Much like a jigsaw I began to put the clues together. I knew someone had shown me how to pleasure myself and another boy. I knew this because I knew I had to keep it secret. Someone told me I should not tell anyone or get caught doing it! I knew Alex had something to do with it too. The best clue I had was from my sister who said she never saw anything directly but that Alex’s older brother was always a little bit weird with us. That was the apple that fell and hit my head and cleared up all the confusion. Alex’s brother was mentally ill. He was an adult man but had the brain of a child. So I pieced together the parts and I made a conclusion that I was going to stick with and make peace with. Alex’s brother must have had sexual desires subconsciously, he had the body and hormones of an adult but the brain of a child. I never felt threatened or in danger. It always felt like a game and I only remember it feeling good! So this makes me think that Alex’s brother just played these games with us and in turn we played with each other. It made the most amount of sense. Of course, the only person who could have helped me understand this properly was Alex. But with no contact for over a decade it was obvious he still did not want to confront this. So I left him out of it. I made my conclusion and I decided I was gay, I had been abused and I made peace with it.
So fast forward to today. Obviously I am openly gay, (I mean I co write a gay blog with Samuel, my future husband), but I can also openly and freely talk about my abuse. When I asked all those questions at 21 I was actually surprised that lots of other people had also been abused. Even the other day, an old friend of Samuels told us he was abused.

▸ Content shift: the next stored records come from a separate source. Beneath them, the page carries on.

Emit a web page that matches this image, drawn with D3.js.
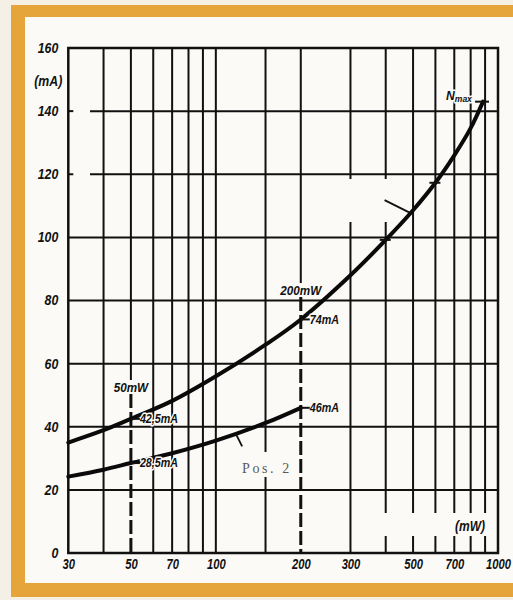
<!DOCTYPE html>
<html>
<head>
<meta charset="utf-8">
<script src="https://cdn.jsdelivr.net/npm/d3@7"></script>
<style>
  html, body { margin: 0; padding: 0; background: #f5f0e6; }
  svg { display: block; }
  .lbl { font-family: "Liberation Sans", Arial, sans-serif; font-weight: bold; font-style: italic; fill: #111; }
  .halo { stroke: #fbfaf6; stroke-width: 3px; paint-order: stroke; stroke-linejoin: round; }
</style>
</head>
<body>
<svg id="chart" width="513" height="600"></svg>
<script>
// Supply current versus output power, two switch positions (log power axis)
const gridPower = [40, 50, 60, 70, 80, 90, 100, 150, 200, 300, 400, 500, 600, 700, 800, 900];
const powerTicks = [30, 50, 70, 100, 200, 300, 500, 700, 1000];
const currentTicks = [0, 20, 40, 60, 80, 100, 120, 140, 160];

// Pos. 1 curve, up to the maximum output
const pos1Power   = [30, 40, 50, 70, 100, 150, 200, 300, 400, 500, 600, 700, 800, 885];
const pos1Current = [35, 38.9, 42.5, 48.2, 56, 66, 74, 88, 99.2, 108.6, 117.3, 126, 134.6, 143];

// Pos. 2 curve, up to 200 mW
const pos2Power   = [30, 40, 50, 70, 100, 150, 200];
const pos2Current = [24.2, 26.4, 28.5, 31.6, 35.6, 41.2, 46];

// Marked operating points
const markPower   = [50, 50, 200, 200];
const markCurrent = [42.5, 28.5, 74, 46];
const markText    = ["42,5mA", "28,5mA", "74mA", "46mA"];
const refPower    = [50, 200];
const refText     = ["50mW", "200mW"];
const pos1Ticks   = [400, 600];
const nMaxPower   = 885;
const nMaxCurrent = 143;

const svg = d3.select("#chart");
const x = d3.scaleLog().domain([30, 1000]).range([68.3, 498]);
const y = d3.scaleLinear().domain([0, 160]).range([553, 48]);
const [x0, x1] = x.range();
const [yb, yt] = y.range();
const ink = "#111";
const paper = "#fbfaf6";

// bold italic, horizontally condensed lettering
function letter(px, py, txt, size, sx, anchor) {
  return svg.append("text").attr("class", "lbl halo")
    .attr("transform", `translate(${px},${py}) scale(${sx},1)`)
    .attr("dy", "0.35em").attr("text-anchor", anchor || "start")
    .attr("font-size", size).text(txt);
}

// page frame: orange band and paper
svg.append("rect").attr("x", 0).attr("y", 0).attr("width", 513).attr("height", 600).attr("fill", "#f5f0e6");
svg.append("rect").attr("x", 11).attr("y", 5).attr("width", 502).attr("height", 592).attr("fill", "#e6a53a");
svg.append("rect").attr("x", 25).attr("y", 17).attr("width", 488).attr("height", 566).attr("fill", paper);

const grid = svg.append("g").attr("stroke", ink).attr("fill", "none");

// horizontal grid
currentTicks.filter(v => v > 0 && v < 160).forEach(v => {
  const start = v >= 120 ? 90 : x0;
  grid.append("line").attr("x1", start).attr("x2", x1).attr("y1", y(v)).attr("y2", y(v)).attr("stroke-width", 2);
  if (v >= 120) grid.append("line").attr("x1", x0).attr("x2", x0 + 5).attr("y1", y(v)).attr("y2", y(v)).attr("stroke-width", 2);
});

// vertical grid
gridPower.filter(p => !refPower.includes(p)).forEach(p => {
  grid.append("line").attr("x1", x(p)).attr("x2", x(p)).attr("y1", yt).attr("y2", yb).attr("stroke-width", 2);
});

// reference power lines: solid above the label, dashed below
const refLabelY = [387, 290];
refPower.forEach((p, i) => {
  grid.append("line").attr("x1", x(p)).attr("x2", x(p)).attr("y1", yt).attr("y2", refLabelY[i] - 7).attr("stroke-width", 2);
  grid.append("line").attr("x1", x(p)).attr("x2", x(p)).attr("y1", refLabelY[i] + 7).attr("y2", yb)
    .attr("stroke-width", 3).attr("stroke-dasharray", "14,4");
});

// cleared patches in the grid
svg.append("rect").attr("x", 341).attr("y", 179).attr("width", 56).attr("height", 43).attr("fill", paper);
svg.append("rect").attr("x", 372).attr("y", 513).attr("width", 124).attr("height", 23).attr("fill", paper);
svg.append("rect").attr("x", 238).attr("y", 452).attr("width", 56).attr("height", 25).attr("fill", paper);

// plot frame
svg.append("rect").attr("x", x0).attr("y", yt).attr("width", x1 - x0).attr("height", yb - yt)
  .attr("fill", "none").attr("stroke", ink).attr("stroke-width", 2.5);

// curves
const line = d3.line().x(d => x(d[0])).y(d => y(d[1])).curve(d3.curveCatmullRom.alpha(0.5));
[d3.zip(pos1Power, pos1Current), d3.zip(pos2Power, pos2Current)].forEach(pts => {
  svg.append("path").datum(pts).attr("d", line)
    .attr("fill", "none").attr("stroke", "#0a0a0a").attr("stroke-width", 4).attr("stroke-linecap", "round");
});

// marks at 400 and 600 mW on Pos. 1
pos1Ticks.forEach(p => {
  const c = pos1Current[pos1Power.indexOf(p)];
  svg.append("line").attr("x1", x(p) - 6).attr("x2", x(p) + 5).attr("y1", y(c)).attr("y2", y(c))
    .attr("stroke", ink).attr("stroke-width", 2);
});

// leader lines towards the curves
svg.append("line").attr("x1", x(490) - 26).attr("y1", y(107.7) - 13).attr("x2", x(490)).attr("y2", y(107.7))
  .attr("stroke", ink).attr("stroke-width", 1.8);
svg.append("line").attr("x1", x(118)).attr("y1", y(37.6)).attr("x2", x(118) + 6).attr("y2", y(37.6) + 12)
  .attr("stroke", ink).attr("stroke-width", 1.8);

// operating point labels
markPower.forEach((p, i) => {
  const px = x(p), py = y(markCurrent[i]);
  letter(px + 9, py, markText[i], 12.5, 0.86);
  svg.append("line").attr("x1", px).attr("x2", px + 9).attr("y1", py).attr("y2", py).attr("stroke", ink).attr("stroke-width", 2);
});
refPower.forEach((p, i) => letter(x(p), refLabelY[i], refText[i], 13, 0.9, "middle"));

// maximum output mark
svg.append("line").attr("x1", x(nMaxPower) - 8).attr("x2", x(nMaxPower) + 6).attr("y1", y(nMaxCurrent)).attr("y2", y(nMaxCurrent))
  .attr("stroke", ink).attr("stroke-width", 2);
const nmax = svg.append("text").attr("class", "lbl halo")
  .attr("transform", `translate(${x(nMaxPower) - 37},${y(nMaxCurrent) - 2}) scale(0.9,1)`).attr("font-size", 13.5);
nmax.append("tspan").text("N");
nmax.append("tspan").attr("font-size", 9.5).attr("dy", 2).text("max");

// Pos. 2 caption
svg.append("text").attr("x", 242).attr("y", 468).attr("dy", "0.35em")
  .attr("font-family", "Liberation Serif, serif").attr("font-size", 14).attr("letter-spacing", 2.6)
  .attr("fill", "#5a5a5a").text("Pos. 2");

// axis lettering
const xAxis = d3.axisBottom(x).tickValues(powerTicks).tickFormat(d3.format("d")).tickSize(0).tickPadding(0);
const gx = svg.append("g").attr("transform", `translate(0,${yb + 6})`).call(xAxis);
gx.select(".domain").remove();
gx.selectAll("text").attr("class", "lbl").attr("font-size", 14).attr("dy", "0.71em")
  .attr("transform", "scale(0.8,1)").attr("fill", ink);

const yAxis = d3.axisLeft(y).tickValues(currentTicks).tickFormat(d3.format("d")).tickSize(0).tickPadding(0);
const gy = svg.append("g").attr("transform", `translate(${x0 - 10},0)`).call(yAxis);
gy.select(".domain").remove();
gy.selectAll("text").attr("class", "lbl").attr("font-size", 14)
  .attr("transform", "scale(0.88,1)").attr("fill", ink);

letter(x0 - 6, 81, "(mA)", 14, 0.88, "end");
letter(485, 526, "(mW)", 14, 0.86, "end");
</script>
</body>
</html>
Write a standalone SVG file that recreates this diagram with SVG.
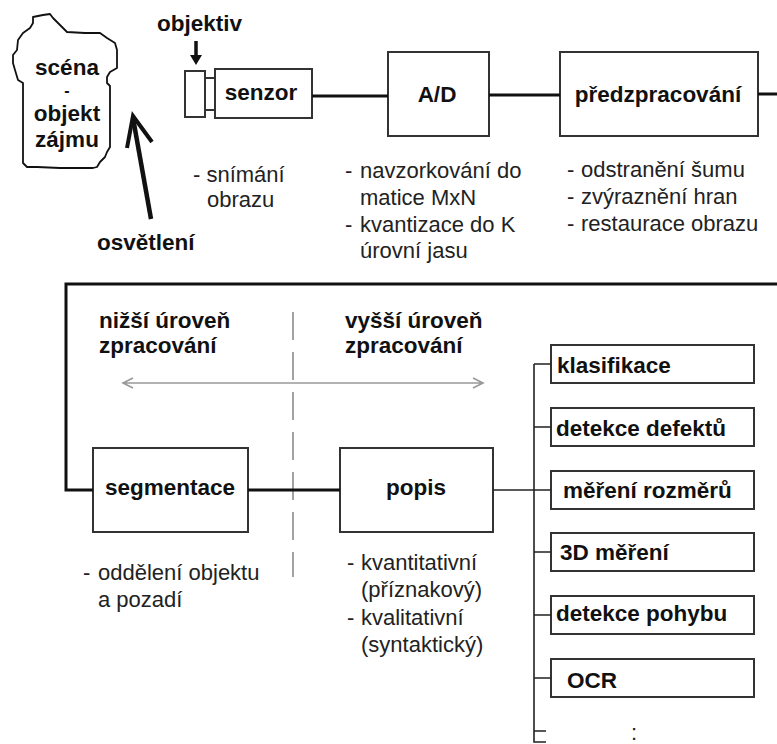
<svg xmlns="http://www.w3.org/2000/svg" width="777" height="744" viewBox="0 0 777 744">
<style>
.box{fill:#fff;stroke:#333;stroke-width:2}
.b{font-family:"Liberation Sans",Arial,sans-serif;font-weight:bold;font-size:22.5px;fill:#111}
.t{font-family:"Liberation Sans",Arial,sans-serif;font-size:22px;fill:#222}
.con{fill:none;stroke:#111;stroke-width:3}
.thin{fill:none;stroke:#222;stroke-width:1.6}
.gray{fill:none;stroke:#999;stroke-width:1.6}
</style>
<rect width="777" height="744" fill="#fff"/>

<g id="scena">
<path d="M33,17 L43,15 L50,14 L53,18 L60,25 L67,32 L85,33 L100,33 L107,38 L115,43 L117,50 L117,68 L110,72 L107,77 L107,83 L110,86 L110,147 L107,152 L105,157 L100,162 L97,167 L93,168 L60,168 L37,167 L27,167 L23,163 L23,83 L18,80 L15,70 L13,63 L13,55 L17,50 L18,40 L23,33 L30,28 L33,23 Z" fill="#fff" stroke="#111" stroke-width="1.8" stroke-linejoin="round"/>
<text class="b" x="67" y="75" text-anchor="middle">scéna</text>
<text class="b" x="67" y="96" text-anchor="middle" style="font-size:16px">-</text>
<text class="b" x="67" y="121" text-anchor="middle">objekt</text>
<text class="b" x="67" y="147" text-anchor="middle">zájmu</text>
</g>

<g id="osvetleni">
<path d="M151,219 L133,118" fill="none" stroke="#111" stroke-width="4.5"/>
<path d="M127,148 L133,116 L152,142" fill="none" stroke="#111" stroke-width="4"/>
<text class="b" x="97" y="250">osvětlení</text>
</g>

<g id="objektiv">
<text class="b" x="157" y="31">objektiv</text>
<path d="M196,41 L196,56" stroke="#111" stroke-width="3.5"/>
<path d="M190,55 L202,55 L196,65 Z" fill="#111"/>
<rect class="box" x="185" y="71" width="20" height="46"/>
<rect class="box" x="205" y="78" width="10" height="32"/>
</g>

<g id="senzor">
<rect class="box" x="215" y="69" width="97" height="49"/>
<text class="b" x="261" y="100" text-anchor="middle">senzor</text>
<text class="t" x="193" y="182">- snímání</text>
<text class="t" x="207" y="207">obrazu</text>
</g>

<g id="ad">
<rect class="box" x="388" y="52" width="101" height="84"/>
<text class="b" x="437" y="102" text-anchor="middle">A/D</text>
<text class="t" x="345" y="178">-</text>
<text class="t" x="360" y="178">navzorkování do</text>
<text class="t" x="360" y="205">matice MxN</text>
<text class="t" x="345" y="232">-</text>
<text class="t" x="360" y="232">kvantizace do K</text>
<text class="t" x="360" y="258">úrovní jasu</text>
</g>

<g id="predzpracovani">
<rect class="box" x="560" y="52" width="198" height="84"/>
<text class="b" x="658" y="102" text-anchor="middle">předzpracování</text>
<text class="t" x="567" y="177">-</text>
<text class="t" x="581" y="177">odstranění šumu</text>
<text class="t" x="567" y="204">-</text>
<text class="t" x="581" y="204">zvýraznění hran</text>
<text class="t" x="567" y="231">-</text>
<text class="t" x="581" y="231">restaurace obrazu</text>
</g>

<g id="urovne">
<text class="b" x="99" y="328">nižší úroveň</text>
<text class="b" x="99" y="353">zpracování</text>
<text class="b" x="345" y="328">vyšší úroveň</text>
<text class="b" x="345" y="353">zpracování</text>
<path d="M293,312 L293,577" stroke="#999" stroke-width="1.8" stroke-dasharray="28,12" fill="none"/>
<path class="gray" d="M123,383 L483,383 M133,378 L123,383 L133,388 M473,378 L483,383 L473,388"/>
</g>

<g id="segmentace">
<rect class="box" x="93" y="448" width="155" height="84"/>
<text class="b" x="170" y="495" text-anchor="middle">segmentace</text>
<text class="t" x="83" y="580">-</text>
<text class="t" x="98" y="580">oddělení objektu</text>
<text class="t" x="98" y="607">a pozadí</text>
</g>

<g id="popis">
<rect class="box" x="340" y="448" width="153" height="84"/>
<text class="b" x="416" y="495" text-anchor="middle">popis</text>
<text class="t" x="347" y="570">-</text>
<text class="t" x="361" y="570">kvantitativní</text>
<text class="t" x="361" y="597">(příznakový)</text>
<text class="t" x="347" y="625">-</text>
<text class="t" x="361" y="625">kvalitativní</text>
<text class="t" x="361" y="652">(syntaktický)</text>
</g>

<g id="klasifikace"><rect class="box" x="551" y="345" width="203" height="38"/><text class="b" x="557" y="373">klasifikace</text></g>
<g id="detekce-defektu"><rect class="box" x="551" y="408" width="203" height="38"/><text class="b" x="556" y="436">detekce defektů</text></g>
<g id="mereni-rozmeru"><rect class="box" x="551" y="471" width="203" height="38"/><text class="b" x="563" y="498">měření rozměrů</text></g>
<g id="mereni-3d"><rect class="box" x="551" y="533" width="203" height="38"/><text class="b" x="560" y="560">3D měření</text></g>
<g id="detekce-pohybu"><rect class="box" x="551" y="596" width="203" height="38"/><text class="b" x="556" y="621">detekce pohybu</text></g>
<g id="ocr"><rect class="box" x="551" y="659" width="203" height="38"/><text class="b" x="567" y="688">OCR</text></g>
<g id="dalsi"><text class="t" x="631" y="740">:</text></g>

<g id="connectors">
<path class="con" d="M312,96 L388,96"/>
<path class="con" d="M489,95 L560,95"/>
<path class="con" d="M758,94 L777,94"/>
<path class="con" d="M777,284 L66,284 L66,490 L93,490"/>
<path class="con" d="M248,490 L340,490"/>
<path class="thin" d="M493,490 L551,490"/>
<path class="thin" d="M534,364 L534,742 L546,742 M534,731 L546,731"/>
<path class="thin" d="M534,364 L551,364 M534,427 L551,427 M534,552 L551,552 M534,615 L551,615 M534,678 L551,678"/>
</g>
</svg>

I decided it was OK, Alex’s brother did not realise what he was doing and I strongly believe he meant us no harm, so even if he hadn’t passed away years ago from his illness, I would not harbour ill feelings towards him. I decided that my abuse did not make me gay, my attraction to boys makes me gay. Although the abuse also led to many years of depression and low self esteem it had made me the person I am today… and I am proud of the man I am today. So I made peace with it. Obviously I wish it didn’t happen, but it did and shit happens and we can’t control what happens to us… But we can control how we deal with it.
If your reading this and you have similar skeletons in your closet, I suggest you free them. You take them out, you shake them, you ask, you get it all out in the open and then you make sense of it. You only need one attempt to sort the shit out and you go to the very end of that path, until you can take it no further. After you’ve done all the digging and hurting you find the conclusion you need, or the best one you can make. You make peace with it, accept it, put it with your other memories in the box that is called past and you move on and move forward. Believe me, once you let something like that go, you can really make deeper connections with people and feel better about yourself.
After I started dating boys and realising that gay sex and gay love just makes so much sense – it felt awesome and liberating. I stopped letting people bully me. I started dressing and behaving however I wanted and didn’t care what people thought. I had no secrets. I told everyone everything because that way I had nothing to hide, no secrets, no fear of uncovered hidden truths. I became the man I am today!